§ **WRITTEN PROBLEM**
Reproduce exactly, with no pictures, each line from the opening of the material down through the line containing "(chipname) at (632,657)".
+ + +
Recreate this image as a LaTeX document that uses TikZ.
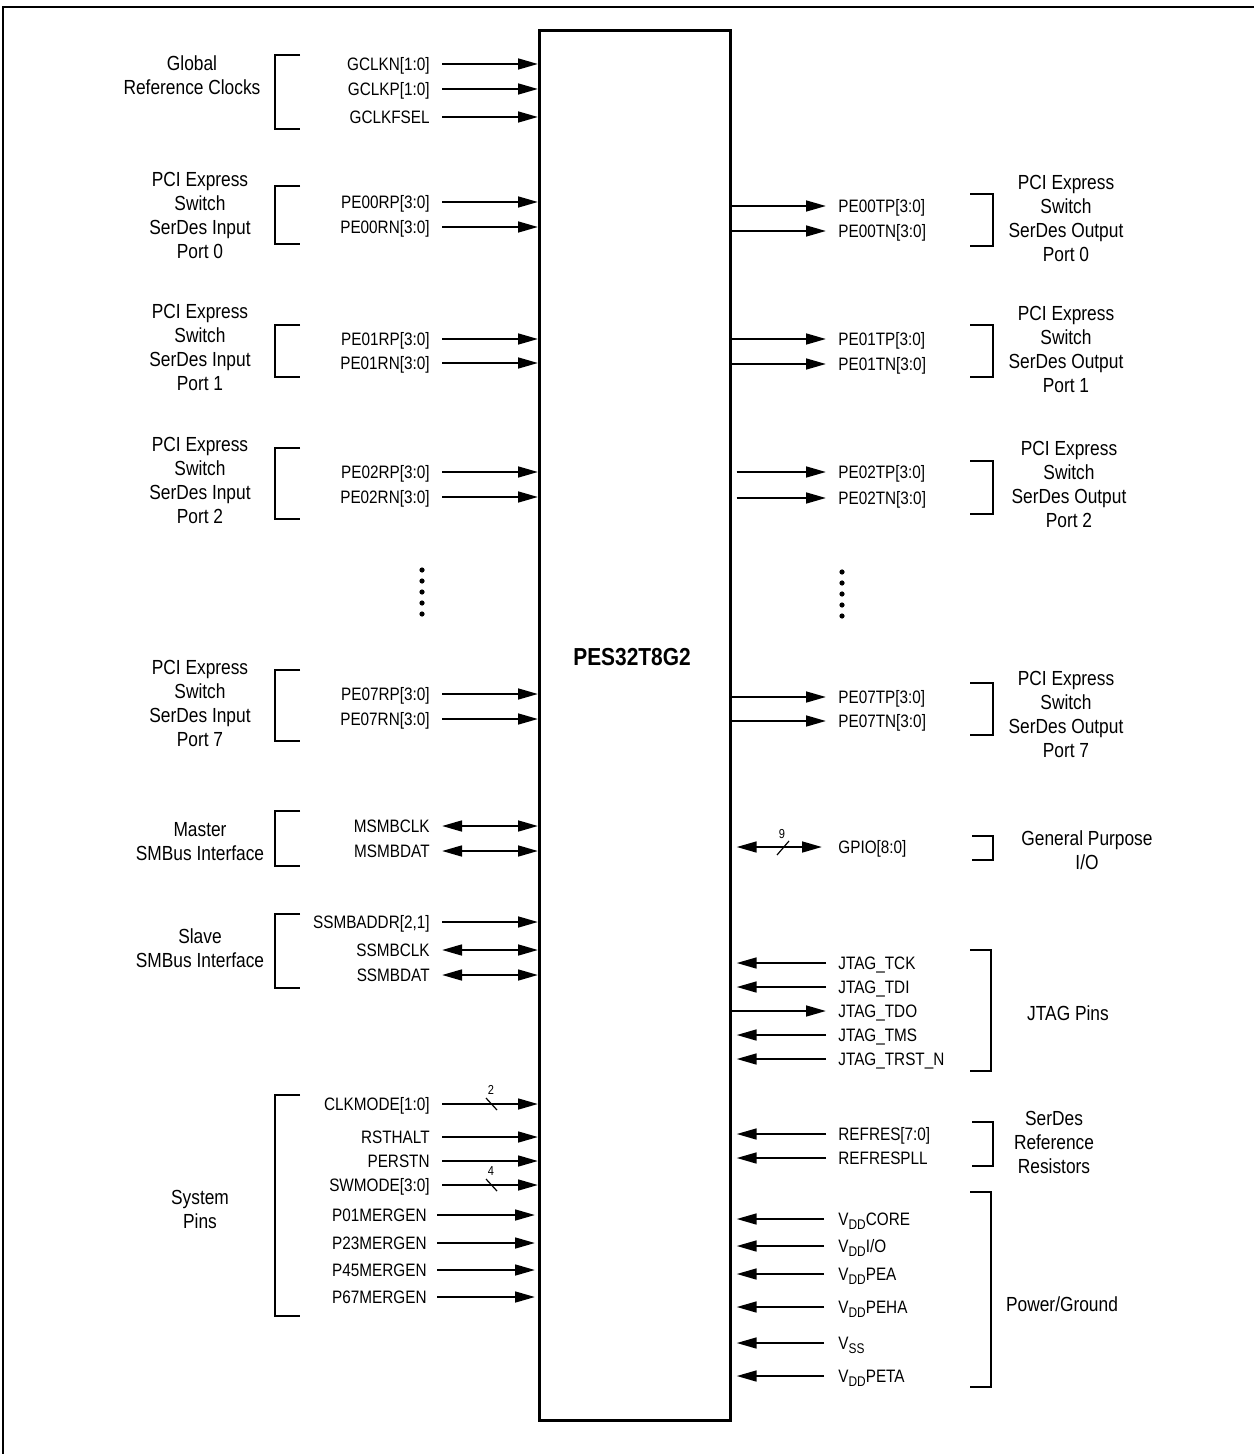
\documentclass[tikz,border=0pt]{standalone}
\usepackage{fontspec}
\setmainfont[FakeStretch=0.85]{Liberation Sans}
\usetikzlibrary{arrows.meta}
\newcommand{\lowsub}[1]{\raisebox{-2.2pt}{\fontsize{7}{7}\selectfont #1}}
\begin{document}
\begin{tikzpicture}[x=0.5pt,y=-0.5pt,
  pinfont/.style={font=\fontsize{9}{10}\selectfont},
  pinL/.style={pinfont, anchor=east, text height=6.4pt, text depth=0pt, inner sep=0pt},
  pinR/.style={pinfont, anchor=west, text height=6.4pt, text depth=0pt, inner sep=0pt},
  grp/.style={font=\fontsize{10.2}{12}\selectfont, align=center, inner sep=0pt},
  brk/.style={line width=1.2pt},
  arr/.style={line width=1.1pt, -{Triangle[length=10pt,width=5.4pt]}},
  biarr/.style={line width=1.1pt, {Triangle[length=10pt,width=5.4pt]}-{Triangle[length=10pt,width=5.4pt]}},
  rin/.style={arr, shorten >=2.5pt},
  busn/.style={font=\fontsize{6.5}{7}\selectfont, inner sep=0pt},
  slash/.style={line width=0.6pt}
]
\useasboundingbox (0,0) rectangle (1254,1454);
\draw[line width=1.4pt] (3,1454) -- (3,7) -- (1254,7);

% chip
\node[draw, line width=1.3pt, anchor=north west, minimum width=95.5pt, minimum height=695pt, inner sep=0pt] (chip) at (538,29) {};
\node[font=\bfseries\fontsize{12.3}{14}\selectfont] (chipname) at (632,657) {PES32T8G2};

% ---------- left side pins ----------
\node[pinL] (gn) at (430,64) {GCLKN[1:0]};
\node[pinL] (gp) at (430,89) {GCLKP[1:0]};
\node[pinL] (gf) at (430,117) {GCLKFSEL};
\node[pinL] (r0p) at (430,202) {PE00RP[3:0]};
\node[pinL] (r0n) at (430,227) {PE00RN[3:0]};
\node[pinL] (r1p) at (430,339) {PE01RP[3:0]};
\node[pinL] (r1n) at (430,363) {PE01RN[3:0]};
\node[pinL] (r2p) at (430,472) {PE02RP[3:0]};
\node[pinL] (r2n) at (430,497) {PE02RN[3:0]};
\node[pinL] (r7p) at (430,694) {PE07RP[3:0]};
\node[pinL] (r7n) at (430,719) {PE07RN[3:0]};
\node[pinL] (mclk) at (430,826) {MSMBCLK};
\node[pinL] (mdat) at (430,851) {MSMBDAT};
\node[pinL] (sadr) at (430,922) {SSMBADDR[2,1]};
\node[pinL] (sclk) at (430,950) {SSMBCLK};
\node[pinL] (sdat) at (430,975) {SSMBDAT};
\node[pinL] (clkm) at (430,1104) {CLKMODE[1:0]};
\node[pinL] (rsth) at (430,1137) {RSTHALT};
\node[pinL] (pers) at (430,1161) {PERSTN};
\node[pinL] (swm) at (430,1185) {SWMODE[3:0]};
\node[pinL] (m01) at (427,1215) {P01MERGEN};
\node[pinL] (m23) at (427,1243) {P23MERGEN};
\node[pinL] (m45) at (427,1270) {P45MERGEN};
\node[pinL] (m67) at (427,1297) {P67MERGEN};

\foreach \p in {gn,gp,gf,r0p,r0n,r1p,r1n,r2p,r2n,r7p,r7n,sadr,clkm,rsth,pers,swm}
  \draw[arr] ([xshift=6pt]\p.east) -- (\p.east -| chip.west);
\foreach \p in {m01,m23,m45,m67}
  \draw[arr, shorten >=1.5pt] ([xshift=5pt]\p.east) -- (\p.east -| chip.west);
\foreach \p in {mclk,mdat,sclk,sdat}
  \draw[biarr] ([xshift=6pt]\p.east) -- (\p.east -| chip.west);

% bus width marks (left)
\draw[slash] (486,1098) -- (497,1110);
\node[busn] (w2) at (491,1090) {2};
\draw[slash] (486,1179) -- (497,1191);
\node[busn] (w4) at (491,1171) {4};

% left brackets
\draw[brk] (300,55) -- (275,55) -- (275,129) -- (300,129);
\draw[brk] (300,186) -- (275,186) -- (275,244) -- (300,244);
\draw[brk] (300,325) -- (275,325) -- (275,377) -- (300,377);
\draw[brk] (300,448) -- (275,448) -- (275,519) -- (300,519);
\draw[brk] (300,670) -- (275,670) -- (275,741) -- (300,741);
\draw[brk] (300,811) -- (275,811) -- (275,866) -- (300,866);
\draw[brk] (300,914) -- (275,914) -- (275,988) -- (300,988);
\draw[brk] (300,1095) -- (275,1095) -- (275,1316) -- (300,1316);

% left group labels
\node[grp] (gclk) at (192,75) {Global\\Reference Clocks};
\node[grp] (gin0) at (200,215) {PCI Express\\Switch\\SerDes Input\\Port 0};
\node[grp] (gin1) at (200,347) {PCI Express\\Switch\\SerDes Input\\Port 1};
\node[grp] (gin2) at (200,480) {PCI Express\\Switch\\SerDes Input\\Port 2};
\node[grp] (gin7) at (200,703) {PCI Express\\Switch\\SerDes Input\\Port 7};
\node[grp] (gmst) at (200,842) {Master\\SMBus Interface};
\node[grp] (gslv) at (200,948) {Slave\\SMBus Interface};
\node[grp] (gsys) at (200,1209) {System\\Pins};

% dots
\foreach \yy in {570,581,592,603,614} \fill (422,\yy) circle (1.3pt);
\foreach \yy in {572,583,594,605,616} \fill (842,\yy) circle (1.3pt);

% ---------- right side pins ----------
\node[pinR] (t0p) at (838,206) {PE00TP[3:0]};
\node[pinR] (t0n) at (838,231) {PE00TN[3:0]};
\node[pinR] (t1p) at (838,339) {PE01TP[3:0]};
\node[pinR] (t1n) at (838,364) {PE01TN[3:0]};
\node[pinR] (t2p) at (838,472) {PE02TP[3:0]};
\node[pinR] (t2n) at (838,498) {PE02TN[3:0]};
\node[pinR] (t7p) at (838,697) {PE07TP[3:0]};
\node[pinR] (t7n) at (838,721) {PE07TN[3:0]};
\node[pinR] (gpio) at (838,847) {GPIO[8:0]};
\node[pinR] (tck) at (838,963) {JTAG\_TCK};
\node[pinR] (tdi) at (838,987) {JTAG\_TDI};
\node[pinR] (tdo) at (838,1011) {JTAG\_TDO};
\node[pinR] (tms) at (838,1035) {JTAG\_TMS};
\node[pinR] (trst) at (838,1059) {JTAG\_TRST\_N};
\node[pinR] (rfr) at (838,1134) {REFRES[7:0]};
\node[pinR] (rfp) at (838,1158) {REFRESPLL};
\node[pinR] (vcore) at (838,1219) {V\lowsub{DD}CORE};
\node[pinR] (vio) at (838,1246) {V\lowsub{DD}I/O};
\node[pinR] (vpea) at (838,1274) {V\lowsub{DD}PEA};
\node[pinR] (vpeha) at (838,1307) {V\lowsub{DD}PEHA};
\node[pinR] (vss) at (838,1343) {V\lowsub{SS}};
\node[pinR] (vpeta) at (838,1376) {V\lowsub{DD}PETA};

\foreach \p in {t0p,t0n,t1p,t1n,t7p,t7n,tdo}
  \draw[arr] (\p.west -| chip.east) -- ([xshift=-6pt]\p.west);
\foreach \p in {t2p,t2n}
  \draw[arr, shorten <=2.5pt] (\p.west -| chip.east) -- ([xshift=-6pt]\p.west);
\foreach \p in {tck,tdi,tms,trst,rfr,rfp}
  \draw[rin] ([xshift=-6pt]\p.west) -- (\p.west -| chip.east);
\foreach \p in {vcore,vio,vpea,vpeha,vss,vpeta}
  \draw[rin] ([xshift=-7pt]\p.west) -- (\p.west -| chip.east);
\draw[biarr, shorten <=2.5pt] (gpio.west -| chip.east) -- ([xshift=-8pt]gpio.west);
\draw[slash] (777,855) -- (789,841);
\node[busn] (w9) at (782,834) {9};

% right brackets
\draw[brk] (970,194) -- (993,194) -- (993,246) -- (970,246);
\draw[brk] (970,325) -- (993,325) -- (993,377) -- (970,377);
\draw[brk] (970,461) -- (993,461) -- (993,514) -- (970,514);
\draw[brk] (970,683) -- (993,683) -- (993,735) -- (970,735);
\draw[brk] (972,836) -- (993,836) -- (993,860) -- (972,860);
\draw[brk] (970,950) -- (991,950) -- (991,1071) -- (970,1071);
\draw[brk] (972,1122) -- (993,1122) -- (993,1166) -- (972,1166);
\draw[brk] (970,1192) -- (991,1192) -- (991,1387) -- (970,1387);

% right group labels
\node[grp] (gout0) at (1066,218) {PCI Express\\Switch\\SerDes Output\\Port 0};
\node[grp] (gout1) at (1066,349) {PCI Express\\Switch\\SerDes Output\\Port 1};
\node[grp] (gout2) at (1069,484) {PCI Express\\Switch\\SerDes Output\\Port 2};
\node[grp] (gout7) at (1066,714) {PCI Express\\Switch\\SerDes Output\\Port 7};
\node[grp] (ggpio) at (1087,850) {General Purpose\\I/O};
\node[grp] (gjtag) at (1068,1013) {JTAG Pins};
\node[grp] (gref) at (1054,1142) {SerDes\\Reference\\Resistors};
\node[grp] (gpwr) at (1062,1304) {Power/Ground};
\end{tikzpicture}
\end{document}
+ + +
§ **EXERCISE OUTPUT**
Recreate this image as a LaTeX document that uses TikZ.
\documentclass[tikz,border=0pt]{standalone}
\usepackage{fontspec}
\setmainfont[FakeStretch=0.85]{Liberation Sans}
\usetikzlibrary{arrows.meta}
\newcommand{\lowsub}[1]{\raisebox{-2.2pt}{\fontsize{7}{7}\selectfont #1}}
\begin{document}
\begin{tikzpicture}[x=0.5pt,y=-0.5pt,
  pinfont/.style={font=\fontsize{9}{10}\selectfont},
  pinL/.style={pinfont, anchor=east, text height=6.4pt, text depth=0pt, inner sep=0pt},
  pinR/.style={pinfont, anchor=west, text height=6.4pt, text depth=0pt, inner sep=0pt},
  grp/.style={font=\fontsize{10.2}{12}\selectfont, align=center, inner sep=0pt},
  brk/.style={line width=1.2pt},
  arr/.style={line width=1.1pt, -{Triangle[length=10pt,width=5.4pt]}},
  biarr/.style={line width=1.1pt, {Triangle[length=10pt,width=5.4pt]}-{Triangle[length=10pt,width=5.4pt]}},
  rin/.style={arr, shorten >=2.5pt},
  busn/.style={font=\fontsize{6.5}{7}\selectfont, inner sep=0pt},
  slash/.style={line width=0.6pt}
]
\useasboundingbox (0,0) rectangle (1254,1454);
\draw[line width=1.4pt] (3,1454) -- (3,7) -- (1254,7);

% chip
\node[draw, line width=1.3pt, anchor=north west, minimum width=95.5pt, minimum height=695pt, inner sep=0pt] (chip) at (538,29) {};
\node[font=\bfseries\fontsize{12.3}{14}\selectfont] (chipname) at (632,657) {PES32T8G2};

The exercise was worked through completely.